Attacks by Yemeni Houthi rebels on merchant ships heading for the Suez Canal via the Red Sea are causing one of the biggest disruptions to world trade since the Covid-19 pandemic.
At least 18 shipping lines, including Danish giant Maersk, have already rerouted their vessels around South Africa to avoid passing through the strategic Gulf of Aden, an alternative that makes journeys between Asia and Europe significantly longer and more expensive.
The impact on freight rates has been astronomical: they have almost tripled since the attacks, which the rebel militia claims are aimed at punishing Israel for the war in Gaza, intensified in mid-December.
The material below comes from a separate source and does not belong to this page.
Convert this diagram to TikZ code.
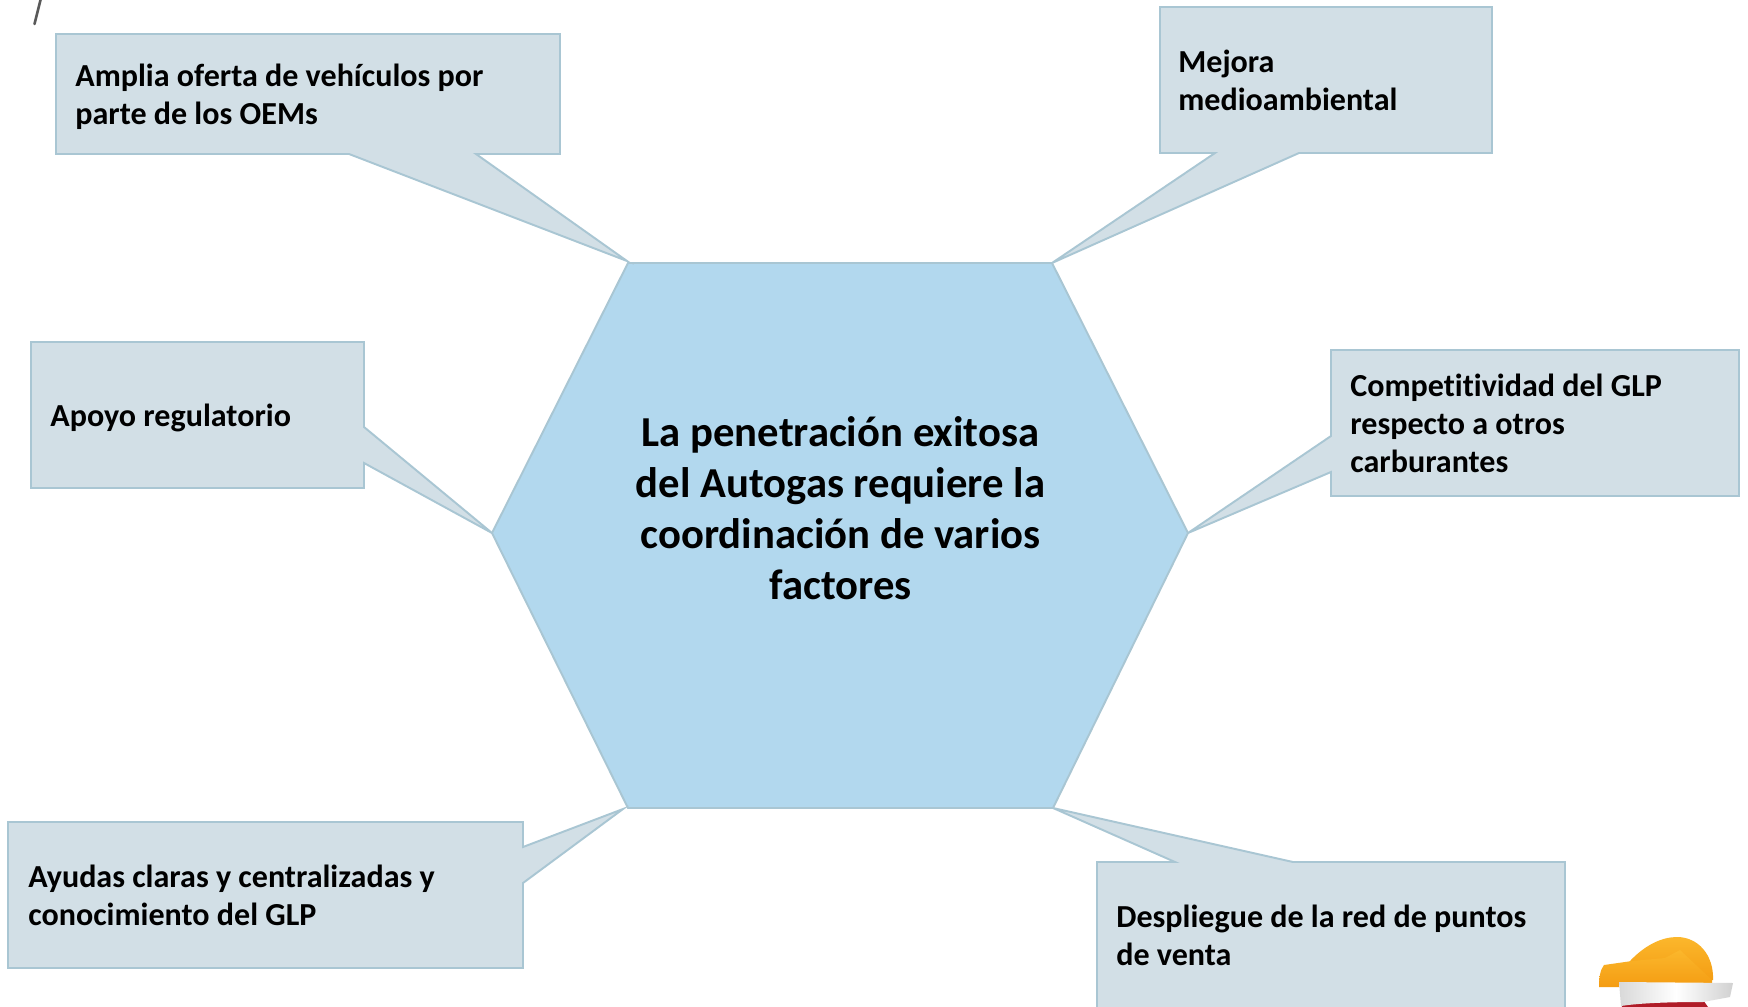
\documentclass[tikz,border=0pt]{standalone}
\usepackage{fontspec}
\setmainfont[Ligatures=NoCommon]{Carlito}
\definecolor{boxfill}{HTML}{D2DFE6}
\definecolor{boxline}{HTML}{A9C6D3}
\definecolor{hexfill}{HTML}{B2D8EE}
\definecolor{logolight}{HTML}{FBB72C}
\definecolor{logodark}{HTML}{F49C12}
\definecolor{logored}{HTML}{B01C28}
\tikzset{
  callout/.style={draw=boxline,fill=boxfill,line width=1.1pt,line join=miter},
  boxtext/.style={anchor=west,align=left,inner sep=0pt,font=\fontsize{18.25}{21.6}\selectfont\bfseries},
  hextext/.style={align=center,inner sep=0pt,font=\fontsize{24.3}{29.1}\selectfont\bfseries}
}
\begin{document}
\begin{tikzpicture}[x=0.02cm,y=-0.02cm]
\useasboundingbox (0,0) rectangle (1748,1007);
\clip (0,0) rectangle (1748,1007);
\fill [white] (0,0) rectangle (1748,1007);
% stroke at the top
\draw [black!65,line width=1.5pt,line cap=round] (41,-2) -- (34.5,24);
% hexagon
\draw [draw=boxline,fill=hexfill,line width=1.1pt] (628,263) -- (1052,263) -- (1188,533) -- (1053,808) -- (628,808) -- (492,533) -- cycle;
\node [hextext] (hexa) at (840.5,508) {La penetración exitosa\\del Autogas requiere la\\coordinación de varios\\factores};
% callouts
\draw [callout] (56,34) -- (560,34) -- (560,154) -- (476,154) -- (627,261) -- (349,154) -- (56,154) -- cycle;
\node [boxtext] (oferta) at (75,97) {Amplia oferta de vehículos por\\parte de los OEMs};
\draw [callout] (1160,7) -- (1492,7) -- (1492,153) -- (1299,153) -- (1052,263) -- (1215,153) -- (1160,153) -- cycle;
\node [boxtext] (mejora) at (1178,80) {Mejora\\medioambiental};
\draw [callout] (31,342) -- (364,342) -- (364,427) -- (492,533) -- (364,463) -- (364,488) -- (31,488) -- cycle;
\node [boxtext] (apoyo) at (50,418) {Apoyo regulatorio};
\draw [callout] (1331,350) -- (1739,350) -- (1739,496) -- (1331,496) -- (1331,472) -- (1188,533) -- (1331,436) -- cycle;
\node [boxtext] (compet) at (1350,423) {Competitividad del GLP\\respecto a otros\\carburantes};
\draw [callout] (8,822) -- (523,822) -- (523,847) -- (623,809) -- (523,883) -- (523,968) -- (8,968) -- cycle;
\node [boxtext] (ayudas) at (28,895) {Ayudas claras y centralizadas y\\conocimiento del GLP};
\draw [callout] (1097,862) -- (1175,862) -- (1053,808) -- (1293,862) -- (1565,862) -- (1565,1030) -- (1097,1030) -- cycle;
\node [boxtext] (red) at (1116,935) {Despliegue de la red de puntos\\de venta};
% logo
\shade [top color=logolight,bottom color=logodark] (1630,961) .. controls (1645,945) and (1662,937) .. (1677,937) .. controls (1698,937) and (1714,955) .. (1713,980) -- (1640,982) -- (1620,975) -- cycle;
\shade [top color=logolight,bottom color=logodark] (1604,965) -- (1632,961) -- (1665,958) -- (1680,950) -- (1712,980) -- (1712,983) -- (1619,983) -- (1619,987) -- (1599,987) .. controls (1599,978) and (1600,970) .. (1604,965) -- cycle;
\fill [logored] (1621,1000) -- (1703,1000) -- (1708,1007) -- (1622,1007) -- cycle;
\shade [left color=black!15,right color=black!18,middle color=white] (1619,982) -- (1733,983) -- (1730,997) -- (1703,1002) .. controls (1670,1002) and (1640,1003) .. (1621,1006) -- cycle;
\end{tikzpicture}
\end{document}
The escalating cost of transport threatens the world economy with a further inflationary setback, although experts are confident that the effect will be limited.
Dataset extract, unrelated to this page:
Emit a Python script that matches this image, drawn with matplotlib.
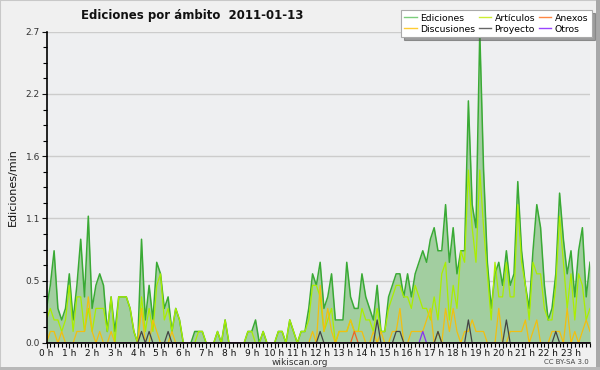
import numpy as np
import matplotlib
matplotlib.use('Agg')
import matplotlib.pyplot as plt
from matplotlib.ticker import MultipleLocator
from matplotlib.patches import Rectangle
from matplotlib.lines import Line2D

hour_labels = [f"{h} h" for h in range(24)]
ytick_values = [0, 0.54, 1.08, 1.62, 2.16, 2.7]
ytick_labels = ["0.0", "0.5", "1.1", "1.6", "2.2", "2.7"]

ediciones = [
    0.3, 0.5, 0.8, 0.3, 0.2, 0.3,
    0.6, 0.2, 0.5, 0.9, 0.4, 1.1,
    0.3, 0.5, 0.6, 0.5, 0.1, 0.4,
    0.1, 0.4, 0.4, 0.4, 0.3, 0.1,
    0.0, 0.9, 0.2, 0.5, 0.2, 0.7,
    0.6, 0.3, 0.4, 0.1, 0.3, 0.2,
    0.0, 0.0, 0.0, 0.1, 0.1, 0.1,
    0.0, 0.0, 0.0, 0.1, 0.0, 0.2,
    0.0, 0.0, 0.0, 0.0, 0.0, 0.1,
    0.1, 0.2, 0.0, 0.1, 0.0, 0.0,
    0.0, 0.1, 0.1, 0.0, 0.2, 0.1,
    0.0, 0.1, 0.1, 0.3, 0.6, 0.5,
    0.7, 0.3, 0.4, 0.6, 0.2, 0.2,
    0.2, 0.7, 0.4, 0.3, 0.3, 0.6,
    0.4, 0.3, 0.2, 0.5, 0.1, 0.1,
    0.4, 0.5, 0.6, 0.6, 0.4, 0.6,
    0.4, 0.6, 0.7, 0.8, 0.7, 0.9,
    1.0, 0.8, 0.8, 1.2, 0.7, 1.0,
    0.6, 0.8, 0.8, 2.1, 1.2, 1.0,
    2.7, 1.5, 0.7, 0.3, 0.6, 0.7,
    0.5, 0.8, 0.5, 0.6, 1.4, 0.8,
    0.5, 0.3, 0.8, 1.2, 1.0, 0.5,
    0.2, 0.3, 0.6, 1.3, 0.9, 0.6,
    0.8, 0.4, 0.8, 1.0, 0.4, 0.7,
]

articulos = [
    0.2, 0.3, 0.2, 0.2, 0.1, 0.2,
    0.5, 0.1, 0.4, 0.4, 0.1, 0.3,
    0.1, 0.3, 0.3, 0.3, 0.1, 0.4,
    0.0, 0.4, 0.4, 0.4, 0.3, 0.1,
    0.0, 0.4, 0.1, 0.3, 0.1, 0.5,
    0.6, 0.2, 0.3, 0.1, 0.3, 0.2,
    0.0, 0.0, 0.0, 0.0, 0.1, 0.1,
    0.0, 0.0, 0.0, 0.1, 0.0, 0.2,
    0.0, 0.0, 0.0, 0.0, 0.0, 0.1,
    0.1, 0.0, 0.0, 0.1, 0.0, 0.0,
    0.0, 0.1, 0.1, 0.0, 0.2, 0.1,
    0.0, 0.1, 0.1, 0.2, 0.5, 0.5,
    0.4, 0.1, 0.2, 0.3, 0.0, 0.1,
    0.1, 0.1, 0.2, 0.1, 0.1, 0.3,
    0.2, 0.2, 0.1, 0.3, 0.1, 0.1,
    0.3, 0.4, 0.5, 0.5, 0.4, 0.4,
    0.3, 0.5, 0.4, 0.3, 0.3, 0.2,
    0.4, 0.2, 0.6, 0.7, 0.2, 0.5,
    0.3, 0.8, 0.7, 1.5, 1.0, 0.7,
    1.5, 1.0, 0.6, 0.2, 0.7, 0.4,
    0.4, 0.7, 0.4, 0.4, 1.2, 0.7,
    0.5, 0.2, 0.7, 0.6, 0.6, 0.3,
    0.2, 0.2, 0.5, 1.1, 0.7, 0.3,
    0.6, 0.2, 0.6, 0.5, 0.2, 0.3,
]

discusiones = [
    0.0, 0.1, 0.1, 0.0, 0.1, 0.0,
    0.0, 0.0, 0.1, 0.1, 0.1, 0.4,
    0.1, 0.0, 0.1, 0.0, 0.0, 0.1,
    0.0, 0.0, 0.0, 0.0, 0.0, 0.0,
    0.0, 0.3, 0.0, 0.0, 0.2, 0.1,
    0.0, 0.0, 0.0, 0.1, 0.0, 0.0,
    0.0, 0.0, 0.0, 0.0, 0.0, 0.0,
    0.0, 0.0, 0.0, 0.0, 0.0, 0.0,
    0.0, 0.0, 0.0, 0.0, 0.0, 0.0,
    0.0, 0.0, 0.0, 0.0, 0.0, 0.0,
    0.0, 0.0, 0.0, 0.0, 0.0, 0.0,
    0.0, 0.0, 0.0, 0.0, 0.1, 0.0,
    0.5, 0.1, 0.3, 0.1, 0.0, 0.1,
    0.1, 0.1, 0.2, 0.1, 0.1, 0.1,
    0.0, 0.0, 0.1, 0.0, 0.1, 0.0,
    0.0, 0.1, 0.1, 0.3, 0.0, 0.0,
    0.1, 0.1, 0.1, 0.1, 0.2, 0.3,
    0.0, 0.1, 0.0, 0.3, 0.1, 0.3,
    0.1, 0.0, 0.1, 0.1, 0.2, 0.1,
    0.1, 0.1, 0.0, 0.0, 0.0, 0.3,
    0.0, 0.0, 0.1, 0.1, 0.1, 0.1,
    0.2, 0.0, 0.1, 0.2, 0.0, 0.0,
    0.0, 0.1, 0.1, 0.1, 0.0, 0.3,
    0.0, 0.1, 0.0, 0.1, 0.2, 0.1,
]

proyecto = [0.0] * 144
for i, v in [(25, 0.1), (27, 0.1), (32, 0.1), (72, 0.1), (87, 0.2), (92, 0.1),
             (93, 0.1), (103, 0.1), (111, 0.2), (121, 0.2), (134, 0.1)]:
    proyecto[i] = v
anexos = [0.0] * 144
anexos[81] = 0.1
otros = [0.0] * 144
otros[99] = 0.1

x = np.arange(len(ediciones))

W, H = 600, 370
plt.rcParams['font.family'] = ['DejaVu Sans']
fig = plt.figure(figsize=(W / 100, H / 100), dpi=100, facecolor='#f0f0f0')

# frame of the picture
fig.patches.append(Rectangle((0, 0), 1, 1, transform=fig.transFigure, fill=False,
                             edgecolor='#c8c8c8', lw=1.5, zorder=0))
fig.patches.append(Rectangle((1 - 4 / W, 0), 4 / W, 1, transform=fig.transFigure,
                             facecolor='#a8a8a8', edgecolor='none', zorder=0))
fig.patches.append(Rectangle((0, 0), 1, 3 / H, transform=fig.transFigure,
                             facecolor='#b8b8b8', edgecolor='none', zorder=0))

L, R, T, B = 46.5, 590, 31.7, 343
ax = fig.add_axes([L / W, 1 - B / H, (R - L) / W, (B - T) / H])
ax.set_facecolor('#eeeff1')
ax.set_xlim(0, len(ediciones) - 1)
ax.set_ylim(0, 2.7)

ax.fill_between(x, ediciones, 0, color='#a2cea0', lw=0, zorder=2)
ax.plot(x, ediciones, color='#3aaa35', lw=1.1, zorder=3)
ax.plot(x, articulos, color='#aaee00', lw=0.9, zorder=4)
ax.plot(x, discusiones, color='#f2bf10', lw=0.9, zorder=5)
ax.plot(x, proyecto, color='#444444', lw=0.9, zorder=6)
ax.plot(x, anexos, color='#ee6622', lw=0.9, zorder=6)
ax.plot(x, otros, color='#8833ee', lw=0.9, zorder=6)

ax.set_yticks(ytick_values)
ax.set_yticklabels(ytick_labels)
ax.yaxis.set_minor_locator(MultipleLocator(0.135))
ax.set_xticks(np.arange(0, 144, 6))
ax.set_xticklabels(hour_labels)
ax.xaxis.set_minor_locator(MultipleLocator(1))
ax.tick_params(axis='both', which='major', direction='out', length=3.5, width=0.8,
               labelsize=6.5, colors='#111111', pad=0.8)
ax.tick_params(axis='both', which='minor', direction='out', length=3, width=0.8)
ax.tick_params(axis='y', labelcolor='#333333', pad=1.2)
ax.grid(axis='y', color='#cccccc', lw=1, zorder=1)
ax.set_axisbelow(True)
for s in ['top', 'right']:
    ax.spines[s].set_visible(False)
for s in ['left', 'bottom']:
    ax.spines[s].set_linewidth(1.2)
    ax.spines[s].set_color('#000000')
    ax.spines[s].set_zorder(7)

fig.text(192 / W, 1 - 15 / H, 'Ediciones por ámbito  2011-01-13', ha='center', va='center',
         fontsize=8.5, fontweight='bold', color='#111111')
fig.text(13 / W, 1 - 187 / H, 'Ediciones/min', rotation=90, ha='center', va='center',
         fontsize=8, color='#111111')
fig.text(300 / W, 1 - 362.5 / H, 'wikiscan.org', ha='center', va='center',
         fontsize=6.5, color='#333333')
fig.text(589 / W, 1 - 362.5 / H, 'CC BY-SA 3.0', ha='right', va='center',
         fontsize=5, color='#444444')

# legend
handles = [Line2D([], [], color='#7ccd7c', lw=1), Line2D([], [], color='#ffcc33', lw=1),
           Line2D([], [], color='#ccee33', lw=1), Line2D([], [], color='#666666', lw=1),
           Line2D([], [], color='#ff8844', lw=1), Line2D([], [], color='#9944ff', lw=1)]
names = ['Ediciones', 'Discusiones', 'Artículos', 'Proyecto', 'Anexos', 'Otros']
leg = fig.legend(handles, names, loc='upper right', bbox_to_anchor=(592 / W, 1 - 10 / H),
                 ncol=3, fontsize=6.7, frameon=True, fancybox=False, shadow=True,
                 framealpha=1, edgecolor='#aaaaaa', handlelength=1.3, handletextpad=0.35,
                 columnspacing=0.45, labelspacing=0.2, borderpad=0.4, borderaxespad=0)
leg.get_frame().set_linewidth(0.8)
leg.set_zorder(10)

fig.savefig('out.png', dpi=100, facecolor=fig.get_facecolor())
The increase in the cost of transport comes at a delicate time for the global economic situation, marked by uncertainty and the hangover from an inflationary escalation (and its effects) that was beginning to subside.
Freight booking platform Freightos.com calculates that carrying goods in a 40-foot container (12 meters long, 2.3 meters wide and 2.4 meters high) from Asia to northern Europe now costs $4,000, a 173% increase from mid-December, Bloomberg reports. For cargoes from Asia to the Mediterranean, the price rises to $5,175, and some companies are charging as much as $6,000 on routes due to depart in mid-January. From Asia to the U.S., rates are up less, by 55%, to $3,900.